VeranstaltungenDetails

Vortragende Person/Vortragende Personen:
Dr. Alexander Weber-Bargioni

We explore how atomically sharp hetero structures such as boundaries, vacancies and substitutes in 2-D materials create new protected quantum states using photo low temperature Scanning Tunneling Microscopy and time resolved optical spectroscopy.

The concept of quantum coherence is well established in fields such as atomic physics and quantum optics. In solid state systems or the emerging field of quantum biology, quantum coherence plays a critical role defining new phenomena such as coherent transport through topological states, coherent exciton transport between organic antenna complexes or coherent emission from color centers to name just a few. However, in the solid state, the meaning of quantum coherence of a quasiparticle excitation is often not straight forward due to undefined decoherence channels, coherence time noise and the difficulty to access some of the quantum coherent properties experimentally directly.
Understanding how heterogeneous materials can create localized quantum states and how to control their interaction with the environment to foster coherent transport or coherent emission, is at the core of my research interest. In my presentation I will focus on our work on 0-D and 1-D heterostructures in 2-D Transition Metal Dichalcogenides (TMDs). 2-D TMDs provide atomically well-defined heterostructures and environment, making correlations between atomic structure and quantum phenomena easier compared to more complex material systems.

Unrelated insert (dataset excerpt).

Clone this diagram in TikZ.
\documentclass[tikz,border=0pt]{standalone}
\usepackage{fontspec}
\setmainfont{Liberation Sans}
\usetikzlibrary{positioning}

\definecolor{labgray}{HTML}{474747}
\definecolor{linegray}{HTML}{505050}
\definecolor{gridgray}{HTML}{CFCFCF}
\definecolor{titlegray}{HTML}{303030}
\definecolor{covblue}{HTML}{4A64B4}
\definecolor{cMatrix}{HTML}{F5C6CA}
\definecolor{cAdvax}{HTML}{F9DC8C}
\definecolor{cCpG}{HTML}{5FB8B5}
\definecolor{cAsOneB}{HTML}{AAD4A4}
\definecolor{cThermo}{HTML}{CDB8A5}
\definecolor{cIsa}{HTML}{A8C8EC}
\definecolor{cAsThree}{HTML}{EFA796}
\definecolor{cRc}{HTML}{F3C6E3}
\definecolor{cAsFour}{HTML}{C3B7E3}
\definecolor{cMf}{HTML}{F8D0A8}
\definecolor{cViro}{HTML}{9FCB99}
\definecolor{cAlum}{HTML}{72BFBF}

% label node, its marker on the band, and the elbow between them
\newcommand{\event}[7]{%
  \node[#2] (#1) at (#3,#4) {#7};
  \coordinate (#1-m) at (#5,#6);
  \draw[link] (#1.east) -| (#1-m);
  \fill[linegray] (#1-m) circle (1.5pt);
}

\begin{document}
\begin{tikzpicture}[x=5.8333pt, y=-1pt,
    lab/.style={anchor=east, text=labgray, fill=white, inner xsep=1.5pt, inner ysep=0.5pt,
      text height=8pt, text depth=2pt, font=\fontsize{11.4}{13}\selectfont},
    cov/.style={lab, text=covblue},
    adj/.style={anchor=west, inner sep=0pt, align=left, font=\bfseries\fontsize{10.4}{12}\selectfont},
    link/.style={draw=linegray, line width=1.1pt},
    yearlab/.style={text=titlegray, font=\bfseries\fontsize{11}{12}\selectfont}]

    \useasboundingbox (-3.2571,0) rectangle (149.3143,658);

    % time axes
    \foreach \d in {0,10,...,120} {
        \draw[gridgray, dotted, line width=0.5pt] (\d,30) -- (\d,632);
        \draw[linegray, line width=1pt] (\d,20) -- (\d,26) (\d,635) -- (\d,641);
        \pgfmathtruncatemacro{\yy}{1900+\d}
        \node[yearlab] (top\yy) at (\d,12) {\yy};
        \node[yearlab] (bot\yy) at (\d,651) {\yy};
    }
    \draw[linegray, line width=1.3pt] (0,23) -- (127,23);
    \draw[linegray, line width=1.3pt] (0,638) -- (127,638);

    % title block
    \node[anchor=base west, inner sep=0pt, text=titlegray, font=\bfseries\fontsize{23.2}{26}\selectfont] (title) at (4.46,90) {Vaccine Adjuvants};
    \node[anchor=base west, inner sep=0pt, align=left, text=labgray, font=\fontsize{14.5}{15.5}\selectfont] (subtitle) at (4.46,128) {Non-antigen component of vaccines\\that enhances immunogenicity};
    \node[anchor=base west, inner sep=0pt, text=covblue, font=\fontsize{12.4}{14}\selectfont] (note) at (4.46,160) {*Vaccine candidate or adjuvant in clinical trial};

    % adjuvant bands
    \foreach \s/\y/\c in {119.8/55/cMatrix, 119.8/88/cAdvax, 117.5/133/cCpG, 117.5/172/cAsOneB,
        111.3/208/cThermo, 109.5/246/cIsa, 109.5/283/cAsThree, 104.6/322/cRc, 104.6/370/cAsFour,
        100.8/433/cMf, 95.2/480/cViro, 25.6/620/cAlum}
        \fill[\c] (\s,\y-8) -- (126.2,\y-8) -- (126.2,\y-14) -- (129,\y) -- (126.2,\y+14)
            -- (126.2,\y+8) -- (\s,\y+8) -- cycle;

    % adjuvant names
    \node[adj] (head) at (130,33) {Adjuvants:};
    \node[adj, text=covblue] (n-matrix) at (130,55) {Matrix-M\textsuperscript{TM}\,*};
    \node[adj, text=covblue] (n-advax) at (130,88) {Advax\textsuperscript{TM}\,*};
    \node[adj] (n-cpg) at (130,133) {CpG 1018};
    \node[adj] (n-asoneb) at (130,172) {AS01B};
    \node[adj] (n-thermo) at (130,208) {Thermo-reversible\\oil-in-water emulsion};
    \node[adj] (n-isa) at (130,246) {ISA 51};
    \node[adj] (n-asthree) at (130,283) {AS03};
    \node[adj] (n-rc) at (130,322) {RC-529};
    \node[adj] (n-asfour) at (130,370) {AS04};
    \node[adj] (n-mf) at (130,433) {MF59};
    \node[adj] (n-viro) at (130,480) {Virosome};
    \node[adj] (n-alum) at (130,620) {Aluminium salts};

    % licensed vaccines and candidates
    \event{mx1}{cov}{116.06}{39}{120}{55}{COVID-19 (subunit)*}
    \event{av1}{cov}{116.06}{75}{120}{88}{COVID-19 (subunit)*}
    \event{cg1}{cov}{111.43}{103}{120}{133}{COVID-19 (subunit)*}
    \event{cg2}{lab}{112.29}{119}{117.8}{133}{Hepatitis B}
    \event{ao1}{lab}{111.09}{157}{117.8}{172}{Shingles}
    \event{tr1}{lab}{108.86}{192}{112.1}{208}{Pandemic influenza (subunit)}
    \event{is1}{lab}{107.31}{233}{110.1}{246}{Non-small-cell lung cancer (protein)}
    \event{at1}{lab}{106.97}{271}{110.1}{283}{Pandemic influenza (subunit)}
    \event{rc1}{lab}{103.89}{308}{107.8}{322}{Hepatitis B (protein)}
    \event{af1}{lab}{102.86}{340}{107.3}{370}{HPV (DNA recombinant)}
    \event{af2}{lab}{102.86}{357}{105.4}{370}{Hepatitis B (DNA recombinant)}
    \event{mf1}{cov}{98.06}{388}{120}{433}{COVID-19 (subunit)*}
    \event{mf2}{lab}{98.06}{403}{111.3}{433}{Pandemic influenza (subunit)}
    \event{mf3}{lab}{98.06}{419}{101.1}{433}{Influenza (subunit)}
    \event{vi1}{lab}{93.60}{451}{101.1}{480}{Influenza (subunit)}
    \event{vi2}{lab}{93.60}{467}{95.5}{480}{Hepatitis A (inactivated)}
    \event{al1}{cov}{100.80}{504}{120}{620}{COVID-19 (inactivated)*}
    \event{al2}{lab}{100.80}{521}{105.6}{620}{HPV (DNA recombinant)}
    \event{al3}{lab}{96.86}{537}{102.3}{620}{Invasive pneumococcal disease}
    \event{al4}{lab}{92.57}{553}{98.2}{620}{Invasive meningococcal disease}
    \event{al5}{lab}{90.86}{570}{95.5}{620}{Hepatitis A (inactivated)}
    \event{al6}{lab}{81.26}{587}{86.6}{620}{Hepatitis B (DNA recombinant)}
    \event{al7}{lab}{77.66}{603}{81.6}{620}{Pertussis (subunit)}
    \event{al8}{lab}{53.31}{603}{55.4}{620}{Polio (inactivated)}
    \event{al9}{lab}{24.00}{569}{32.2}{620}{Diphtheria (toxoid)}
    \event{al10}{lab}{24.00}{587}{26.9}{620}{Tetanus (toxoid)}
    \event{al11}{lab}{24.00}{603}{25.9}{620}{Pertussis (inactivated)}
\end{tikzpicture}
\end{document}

We have used photo STM/AFM and correlation microscopy spectroscopy to study vacancies, atomic substitutes and 1-D twin boundaries to correlate the local morphology with the resulting electronic and optical properties with atomic precision. I will discuss mirror twin boundaries in 2-D MoSe2 that from charge density waves in the midst of a 2-D semiconductor (nature physics 16), how 2-D MoSe2 and 2-D WS2 carry a zoo of intrinsic point defects (ACS nano 19) that modify substantially electronic properties (nature communications 19), such as individual S vacancies that host very sharp defect states in the band gap with extremely high spin orbit coupling (PRL19). These S defects can be artificially induced (Nano Letter 20), and mediate single photon emission via optical stimulation as well as electric stimulation (Science Advances 20). C-H for S or Se substitutes in 2-D WS2 and 2-D WSe2 (2-D Materials 20) form locally charged hydrogen like states (PRB 20). Upon deprotonation the localized carbon radical hosts a localized deep in gap state with a net spin and electron-phonon coupling that bears strong similarities to NV color centers in diamond, but in this case with atomistic control. Especially the control of point defects and substitutes opens exciting possibilities to create and study next generation color centers (APL Perspective 20).